Bakers Journal

Features Technical
Technical Talk: November 2006

November 8, 2007  By Dr. John Michaelides

When the Icing Takes the Cake

Question: How do icings work, and how can I use them on baked goods without problems?

Answer: There many varieties of icings used by bakers and confectioners to enhance the appearance and taste of their products. In general, icings are characterized according to their fat content.  Flat icings contain no fat and are normally used on sweet-dough, baked goods. Icings that contain 3 to 5 per cent fat are classified as cupcake icings. A third category — cake and cream icings — contain anywhere from 10 to 25 per cent fat.

Icings are combined sugar and water systems that have a certain balance between the dissolved (liquid form) and suspended sugar crystals in the system. This balance is held in place by the addition of various ingredients such as hydrocolloids and other stabilizing components. These ingredients work in a way that will modify sugar’s ability to dissolve or re-crystallize in a water system. There are various characteristics of an icing that collectively, if achieved, result in stable icings. Such characteristics include good aerated cellular structure, the smoothness of the icing, the ability to maintain its appearance, and the ability to resist runniness, which results from liquid separation. Other characteristics include good spreading and handling under normal temperature conditions, adherence to the baked goods, and reduced run-off. Stable icings under their normal storage have the ability to retain a constant amount of moisture without losing or absorbing water from their surrounding storage environment. Thus, a stable icing will maintain its structure, glossy appearance, and colour, and will not become gritty during normal shelf life.
In order to achieve these characteristics, various gums and other ingredients are used to improve gelling, suspension, emulsifying, and film forming for the icing system.

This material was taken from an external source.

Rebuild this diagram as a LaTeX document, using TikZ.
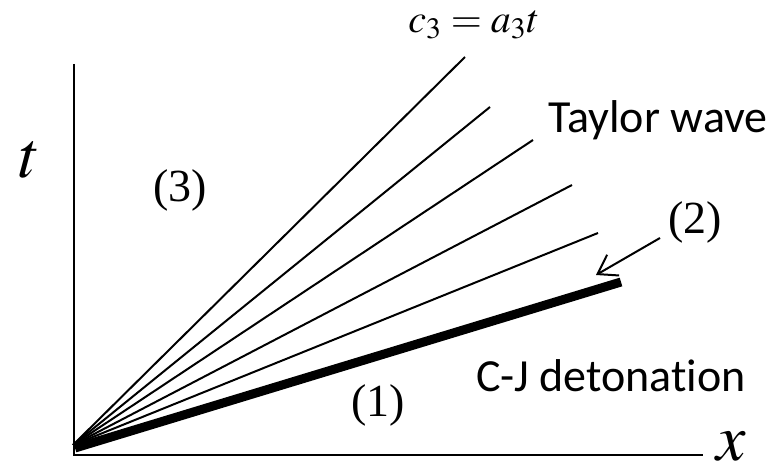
\documentclass[tikz,border=0pt]{standalone}
\usepackage{mathptmx}
\usepackage{fontspec}
\setmainfont{Liberation Serif}
\newfontfamily\labelfont[Ligatures=NoCommon]{Carlito}
\usetikzlibrary{arrows.meta}

\begin{document}
\begin{tikzpicture}[x=0.5pt, y=-0.5pt,
    ray/.style={line width=1pt},
    region/.style={font=\fontsize{23}{26}\selectfont},
    tag/.style={font=\labelfont\fontsize{23}{26}\selectfont}]
    \useasboundingbox (0,0) rectangle (784,476);

    % Coordinate axes
    \coordinate (origin) at (74,455);
    \coordinate (ttop) at (74,64);
    \coordinate (xend) at (703,455);
    \draw[line width=1.2pt] (ttop) -- (origin) -- (xend);
    \node[font=\fontsize{33}{36}\selectfont] (tlabel) at (30,160) {$t$};
    \node[font=\fontsize{33}{36}\selectfont] (xlabel) at (731,447) {$x$};

    % Fan of the Taylor wave
    \coordinate (fan) at (73,445);
    \foreach \ex/\ey [count=\i] in {465/57, 490/107, 533/140, 572/185, 598/233}
        \draw[ray] (fan) -- (\ex,\ey) coordinate (r\i);

    % C-J detonation front
    \coordinate (cjstart) at (75,448);
    \coordinate (cjend) at (621,282);
    \draw[line width=4.5pt] (cjstart) -- (cjend);

    % Labels
    \node[font=\fontsize{20}{24}\selectfont] (head) at (474,25) {$c_3 = a_3 t$};
    \node[region] (reg3) at (180,190) {(3)};
    \node[region] (reg2) at (695,222) {(2)};
    \node[region] (reg1) at (378,405) {(1)};
    \node[tag] (taylor) at (658,120) {Taylor wave};
    \node[tag] (cj) at (611,376) {C-J detonation};

    % Pointer to region (2)
    \coordinate (ptail) at (660,238);
    \coordinate (ptip) at (596,275);
    \draw[line width=1pt, -{Straight Barb[length=9pt, width=12pt]}] (ptail) -- (ptip);
\end{tikzpicture}
\end{document}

The type of sugar used in the different types of icings varies according to the desired characteristics. The most common sugar used is sucrose.  Dextrose, corn syrup or invert sugars are used in very low levels when a glossy appearance to the finished product is desired. These sweeteners have high humectant properties, or the ability to absorb water from their surroundings — forming a thin film of syrup on the surface, giving a shiny glossy appearance.

Another important ingredient used in icings is fat or shortening.  The amount of fat used depends on the type of the icing ranging from 0 to 25 per cent.  Other ingredients may contribute to the fat content of the icing. For example, when chocolate is used, the fat content of the chocolate should be taken into consideration.  For the same reason, when butter is used, the flavour contribution to the overall taste should be taken into account, and the salt content should be included in the total calculation of the formula. In some cases, fully hydrogenated shortenings with high melting points are used in small amounts in order to speed up the drying and help stabilize the icings at room temperature. When you require the reduction of the consistency of an icing that contains fat, you should use simple syrup containing higher amounts of sugar than water in order to avoid further dissolving the sugar in the icing.  The consistency of an icing can also be reduced by simply raising its temperature.

Water is a very important ingredient in icings. It serves as the solvent medium for the sugar. In the process of making icings, the amount of water controls how much sugar is dissolved and how much remains in the crystal form.  It provides the desirable balance in stabilizing the icing at a given temperature of storage. The amount of water is so critical that very small increases can result in sufficient imbalance of the ratio of the syrup to undissolved sugar to cause weeping and melting. Another function of the water is helping hydrate other ingredients in the icing, such as gums and other stabilizing agents, enhancing their functionality. 
Eggs and milk are used as functional ingredients in icings as well. Eggs are used as whole, yolk or whites. Egg whites are used to assist the foaming and provide good volume and strength for the icing. They will also prevent bleeding and watering out.  Milk ingredients are recommended in the dry form in order to avoid the extra water.

Many types of icing stabilizers are available to assist in maintaining the desired shelf life. A stable icing will resist syneresis, sugar re-crystallization, moisture loss and hardening – allowing it to maintain its structure and consistency. The various stabilizers are available individually or in blends designed for the different types of icings. Special attention should be given to the selection of such ingredients when the icings will be subjected to freezing.

Many ingredients can be used in icings to perform different functions. Calcium sulfate and calcium carbonate are used for their buffering capacity to reduce shifts in pH. Mono- and di-glycerides are used as emulsifiers for various shortenings. Titanium oxide is also used as a whitening agent in some blends of icings.

Icings are complex systems that require a careful selection and blending of ingredients, as well as preparation procedures, in order to achieve the desired stable and appealing product.